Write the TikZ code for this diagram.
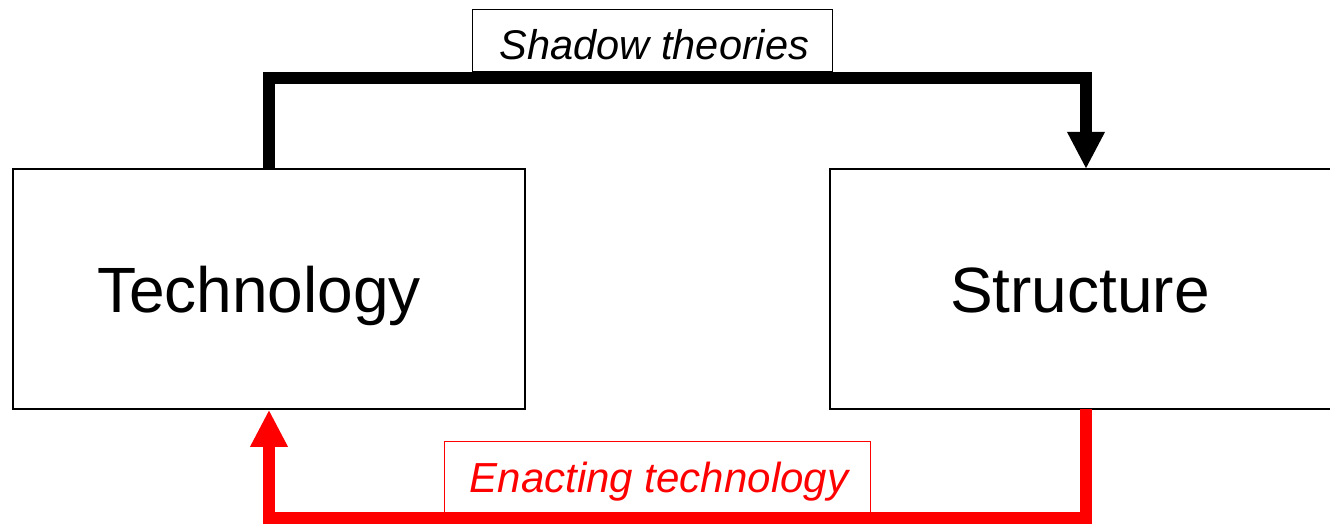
\documentclass[tikz,border=0pt]{standalone}
\usepackage{fontspec}
\setmainfont{Liberation Sans}
\usetikzlibrary{arrows.meta}
\definecolor{enred}{RGB}{255,0,0}
\tikzset{
  mainbox/.style={draw=black, line width=1.5pt, fill=white, inner sep=0pt},
  maintext/.style={inner sep=0pt, font=\fontsize{64}{64}\selectfont,
    text height=46pt, text depth=0pt},
  labelbox/.style={draw, line width=1pt, fill=white, inner sep=0pt, text depth=0pt},
  flow/.style={line width=12pt, line join=miter,
    -{Triangle[length=37pt,width=35pt]}},
}
\begin{document}
\begin{tikzpicture}[x=1pt,y=-1pt]
\useasboundingbox (0,0) rectangle (1330,524);
\node[mainbox, minimum width=512pt, minimum height=240pt] (tech) at (269,289) {};
\node[mainbox, minimum width=502pt, minimum height=240pt] (struct) at (1081,289) {};
\node[maintext] (techtext) at ([xshift=-10pt]tech.center) {Technology};
\node[maintext] (structtext) at ([xshift=-1pt]struct.center) {Structure};
\coordinate (sIn) at (1086,169);
\coordinate (sOut) at (1086,409);
\draw[flow, black] (tech.north) -- ++(0,-90) -| (sIn);
\draw[flow, enred] (sOut) -- ++(0,109) -| (tech.south);
\node[labelbox, draw=black, minimum width=360pt, minimum height=62pt, text height=38pt,
  font=\fontsize{41.5}{41.5}\selectfont\itshape] (shadow) at (652,41) {\hspace*{5pt}Shadow theories};
\node[labelbox, draw=enred, text=enred, minimum width=426pt, minimum height=71pt, text height=31pt,
  font=\fontsize{42}{42}\selectfont\itshape] (enact) at (657,476.5) {\hspace*{4pt}Enacting technology};
\end{tikzpicture}
\end{document}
+-------+
■ **Task details**
Reproduce all of the material exactly, apart from the pictures.

■ **Response to this task**
Write the TikZ code for this diagram.
\documentclass[tikz,border=0pt]{standalone}
\usepackage{fontspec}
\setmainfont{Liberation Sans}
\usetikzlibrary{arrows.meta}
\definecolor{enred}{RGB}{255,0,0}
\tikzset{
  mainbox/.style={draw=black, line width=1.5pt, fill=white, inner sep=0pt},
  maintext/.style={inner sep=0pt, font=\fontsize{64}{64}\selectfont,
    text height=46pt, text depth=0pt},
  labelbox/.style={draw, line width=1pt, fill=white, inner sep=0pt, text depth=0pt},
  flow/.style={line width=12pt, line join=miter,
    -{Triangle[length=37pt,width=35pt]}},
}
\begin{document}
\begin{tikzpicture}[x=1pt,y=-1pt]
\useasboundingbox (0,0) rectangle (1330,524);
\node[mainbox, minimum width=512pt, minimum height=240pt] (tech) at (269,289) {};
\node[mainbox, minimum width=502pt, minimum height=240pt] (struct) at (1081,289) {};
\node[maintext] (techtext) at ([xshift=-10pt]tech.center) {Technology};
\node[maintext] (structtext) at ([xshift=-1pt]struct.center) {Structure};
\coordinate (sIn) at (1086,169);
\coordinate (sOut) at (1086,409);
\draw[flow, black] (tech.north) -- ++(0,-90) -| (sIn);
\draw[flow, enred] (sOut) -- ++(0,109) -| (tech.south);
\node[labelbox, draw=black, minimum width=360pt, minimum height=62pt, text height=38pt,
  font=\fontsize{41.5}{41.5}\selectfont\itshape] (shadow) at (652,41) {\hspace*{5pt}Shadow theories};
\node[labelbox, draw=enred, text=enred, minimum width=426pt, minimum height=71pt, text height=31pt,
  font=\fontsize{42}{42}\selectfont\itshape] (enact) at (657,476.5) {\hspace*{4pt}Enacting technology};
\end{tikzpicture}
\end{document}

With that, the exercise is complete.